Às leitoras e aos leitores...

O intuito deste blog é facilitar a comunicação, fazendo circular a informação e promovendo conexões de idéias e pessoas que se interessam pela capoeira angola.
As opiniões são pessoais e, portanto, de minha inteira responsabilidade, não correspondendo necessariamente a qualquer posição oficial do Grupo Nzinga.
Peço licença às mestras e mestres, de hoje e de sempre, para humildemente participar nessa roda. Sou um aprendiz. Procurarei mantê-lo atualizado e espero que seja de algum jeito útil.
Um abraço!

domingo, 21 de setembro de 2008

Sabedoria

Frases ouvidas em um treino do Mestre Poloca . . .


“Golpe é o mais fácil na capoeira”


“Não vou ensinar nada novo, nada diferente do que vocês já sabem”


“Tudo o que vocês precisam é desenvolver a noção de tempo e espaço”


“Joguem devagar e olhando, senão é melhor nem jogar”


“Joguem limpo, sem encostar, sem travar, e nada de bote”

“A capoeira vai muito além do corpo”

“Mais do que simplesmente bons capoeiristas, queremos formar melhores pessoas”.

Um pouco de filosofia

O que significa pertencer a um grupo de capoeira angola? Essa pergunta aparentemente trivial comporta muitas respostas. Em primeiro lugar, claro, estar frequentando as atividades promovidas pelo grupo, participando e contribuindo. Nessa leitura, aliás, o pertencimento não está obrigatoriamente vinculado ao treinar, pois há outras formas de agregar à comunidade.
Seja como for, uma coisa é certa: pertencer não é o mesmo estar frequentando um espaço de trocas meramente comerciais, como tantos que estão em oferta por aí, ou de busca de uma realização puramente individual.

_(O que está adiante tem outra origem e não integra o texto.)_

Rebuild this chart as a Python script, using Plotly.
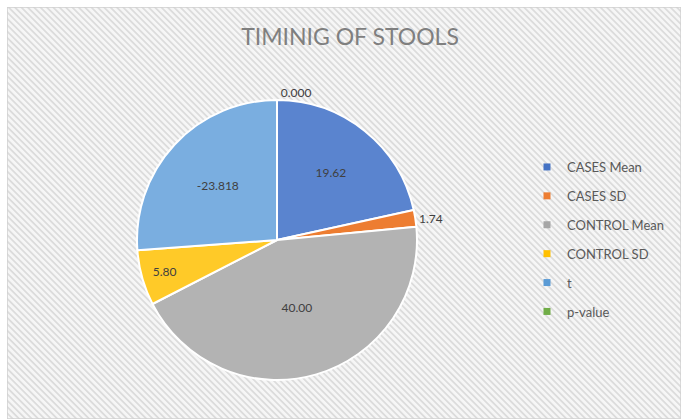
import base64
import plotly.graph_objects as go

# ---- data ----
categories = ["CASES Mean", "CASES SD", "CONTROL Mean", "CONTROL SD", "t", "p-value"]
values = [19.62, 1.74, 40.00, 5.80, -23.818, 0.000]
decimals = [2, 2, 2, 2, 3, 3]
title_text = "TIMINIG OF STOOLS"

# ---- styles ----
slice_colors = ["#5a84cf", "#ed7d31", "#b3b3b3", "#ffca28", "#7aaee0", "#70ad47"]
legend_colors = ["#4472c4", "#ed7d31", "#a5a5a5", "#ffc000", "#5b9bd5", "#70ad47"]
text_positions = ["inside", "outside", "inside", "inside", "inside", "outside"]
FONT = "Lato, 'Open Sans', sans-serif"

W, H = 681, 419

label_text = [f"{v:.{d}f}" for v, d in zip(values, decimals)]
abs_values = [abs(v) for v in values]

fig = go.Figure()
fig.add_trace(go.Pie(
    labels=categories,
    values=abs_values,
    customdata=label_text,
    texttemplate="%{customdata}",
    textposition=text_positions,
    sort=False,
    direction="clockwise",
    rotation=0,
    marker=dict(colors=slice_colors, line=dict(color="white", width=2)),
    insidetextfont=dict(family=FONT, size=12, color="#404040"),
    outsidetextfont=dict(family=FONT, size=12, color="#404040"),
    insidetextorientation="horizontal",
    domain=dict(x=[137 / W, 417 / W], y=[(H - 381) / H, (H - 99) / H]),
    showlegend=False,
    hoverinfo="label+text",
))

for i, (name, col) in enumerate(zip(categories, legend_colors)):
    fig.add_trace(go.Scatter(
        x=[None], y=[None], mode="markers", name=name,
        legendgroup=f"g{i}",
        marker=dict(symbol="square", size=7, color=col),
    ))

# striped background
pat = (
    f'<svg xmlns="http://www.w3.org/2000/svg" width="{W-7}" height="{H-7}">'
    '<defs><pattern id="p" width="4.5" height="4.5" patternUnits="userSpaceOnUse" '
    'patternTransform="rotate(-45)">'
    '<rect width="4.5" height="4.5" fill="#f6f6f6"/>'
    '<rect width="1.8" height="4.5" fill="#dcdcdc"/>'
    '</pattern></defs>'
    f'<rect x="0" y="0" width="{W-7}" height="{H-7}" fill="url(#p)" stroke="#d0d0d0" stroke-width="1.5"/>'
    '</svg>'
)
src = "data:image/svg+xml;base64," + base64.b64encode(pat.encode()).decode()

fig.update_layout(
    width=W, height=H,
    margin=dict(l=0, r=0, t=0, b=0),
    paper_bgcolor="white",
    plot_bgcolor="rgba(0,0,0,0)",
    title=dict(text=title_text, x=350 / W, xanchor="center", y=1 - 37 / H, yanchor="middle",
               font=dict(family=FONT, size=23, color="#7f7f7f")),
    xaxis=dict(visible=False),
    yaxis=dict(visible=False),
    legend=dict(x=527 / W, xanchor="left", y=1 - 152 / H, yanchor="top",
                traceorder="grouped", tracegroupgap=9,
                font=dict(family=FONT, size=13, color="#595959"),
                bgcolor="rgba(0,0,0,0)", itemwidth=30),
    images=[dict(source=src, xref="paper", yref="paper", x=7 / W, y=1 - 7 / H,
                 sizex=(W - 7) / W, sizey=(H - 7) / H, xanchor="left", yanchor="top",
                 sizing="stretch", layer="below")],
)

fig.write_html(
    "out.html",
    config={"displayModeBar": False},
    post_script="document.body.style.margin='0';document.body.style.overflow='hidden';",
)
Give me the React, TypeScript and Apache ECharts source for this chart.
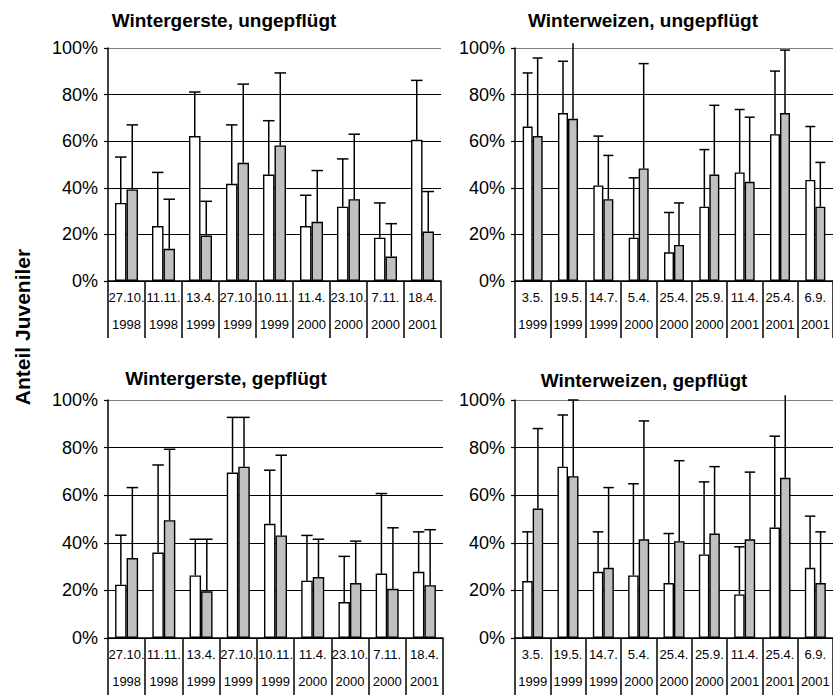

Pelo que entendo, os grupos de capoeira angola devem se definir como organizações culturais e educativas em sentido amplo. Não como academias, espaços esses que privilegiam certos aspectos estéticos e funcionais do corpo, a partir dos paradigmas da educação física.
Estamos falando do pertencimento a uma tradição e a uma forma tradicional de ver as coisas.

Até onde eu posso falar, a capoeira angola que o Grupo Nzinga se propõe a praticar é a da “escola” do Mestre Pastinha. Isso significa várias coisas fundamentais.
Do ponto de vista filosófico, estamos assentados em um tripé: ancestralidade, oralidade e comunidade. Estes são conceitos que vêm da tradição.

Ancestralidade não tem nada a ver com descendência racial e/ou étnica. No nosso caso, refere-se em primeiro lugar à presença e valorização da memória do Mestre Pastinha. Ele é a matriz de uma descendência cujas reflexões e práticas definem seus próprios códigos de pertencimento e resistência cultural, como diz a Mestra Janja.
Esse fundameto ancestral também diz respeito aos vínculos originários entre a capoeira e a religião afro-brasileira, no sentido de um pertencimento a um tronco comum e perene, não como atividade. Ou seja, nada obriga aos praticantes da capoeira a iniciação religiosa. Porém, é mais do que presente uma africanidade pautada no convívio com o sagrado, o sobrenatural, o mistério, a mandinga. É a partir daí que se estrutura a identidade angoleira.

Por comunidade entende-se o grupo amplo formado por aqueles e aquelas que, podendo estar distribuídos em cidades, países e culturas distintas e até distantes, partilham os mesmos códigos de pertencimento e símbolos de identidade. Isto por sua vez implica atitudes e condutas, com conteúdo ético e moral próprio, cuja principal consequência é a consciência da responsabilidade por cuidar da própria fonte da tradição. Isso une todos os angoleiros e angoleiras.

Finalmente, tem-se a oralidade como principal via de repasse do conhecimento. Mestra Janja ensina que essa relação complexa pode variar nas estruturas individuais de relacionamento (mestre-discípulo) e/ou coletivas de envolvimento (mestre-discípulos e estes entre si), correspondendo em qualquer caso à valorização de uma técnica de educação tradicional africana. Na prática, estamos falando de coisas como tempo e convivência. De saber calar, ouvir e falar. De ensinar pelo exemplo. De respeito a quem é mais velha e mais velho. De uma lógica que desafia a linearidade e promove a circularidade.

Bem, o assunto é amplo e profundo, como a própria capoeira angola. Talvez até por isso Mestre Pastinha tenha dito que "seu princípio não tem método e o seu fim é inconcebível ao mais sábio capoeirista".
De qualquer jeito, estou convencido de que exercício constante de seus fundamentos é uma contribuição decisiva não apenas para o aprimoramento individual de cada um de nós, mas, sobretudo, para o processo de construção de uma forma alternativa de agir socialmente.